Arabella Wilson

Personal information
- Born: 3 October 2006 (age 19)

Sport
- Sport: Athletics
- Event(s): Hurdles, Heptathlon

Achievements and titles
- Personal best(s): 200m: 24.40 (Derby, 2025) 400m: 54.69 (London, 2025) 400mH: 57.34 (Tampere, 2025)

= Arabella Wilson =

British hurdler (born 2006)

Arabella Wilson (born 3 October 2006) is a British hurdler and multi-event athlete. She placed third in the 400 metres hurdles at the 2026 UK Athletics Championships.

==Biography==
From Guildford, Surrey, Wilson was part of the Young Athletes Club and represented Surrey at county level as a junior athlete, and also became a member of Winchester and District Athletics Club. A multi-event athlete as well as a hurdler, she was selected for the heptathlon at the 2023 Commonwealth Youth Games in Trinidad and Tobago but had to withdraw due to a stress fracture. Wilson became the first female athlete to win all six long hurdles titles across English Schools' Athletics Championships the and SIAB and holds the fastest 400m hurdles time ever recorded by a British 15-year-old. She committed to attend Duke University in the United States in 2025.

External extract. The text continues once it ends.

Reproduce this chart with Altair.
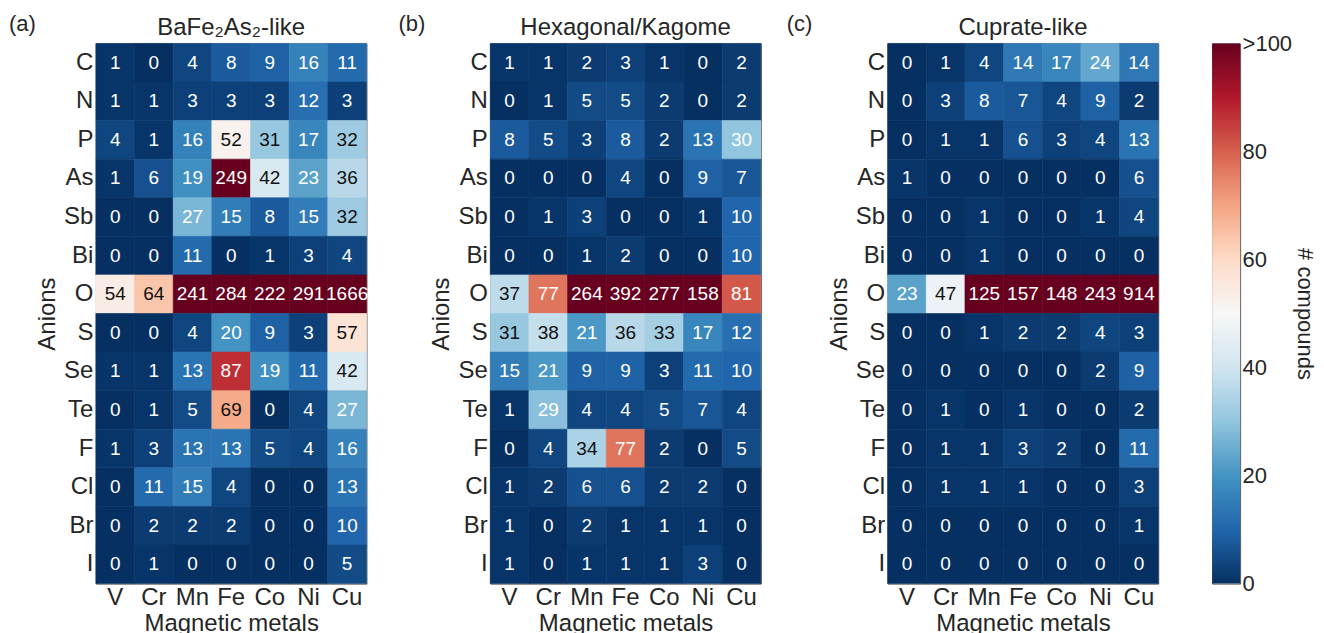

Wilson broke the British under-20 300m hurdles record in 2025 with 41.05 seconds. She set a personal best of 57.98 seconds for the 400 metres hurdles in Mannheim, Germany, in June 2025. She won the England Athletics U20 Championships title over 400 metres hurdles with a personal best time of 57.49 seconds in July 2025. She was named in the British team for the 400 metres hurdles at the 2025 European Athletics U20 Championships in Tampere, Finland. At the championships, she qualified for the final, placing fifth overall with a personal best 57.34 seconds.

Wilson placed fifth in the 400 metres hurdles in a time of 57.88 seconds in May 2026 at the Atlantic Coast Conference Championships in Louisville, Kentucky. The following month, Wilson reached the final of the 400 metres hurdles at the 2026 UK Championships, placing third overall.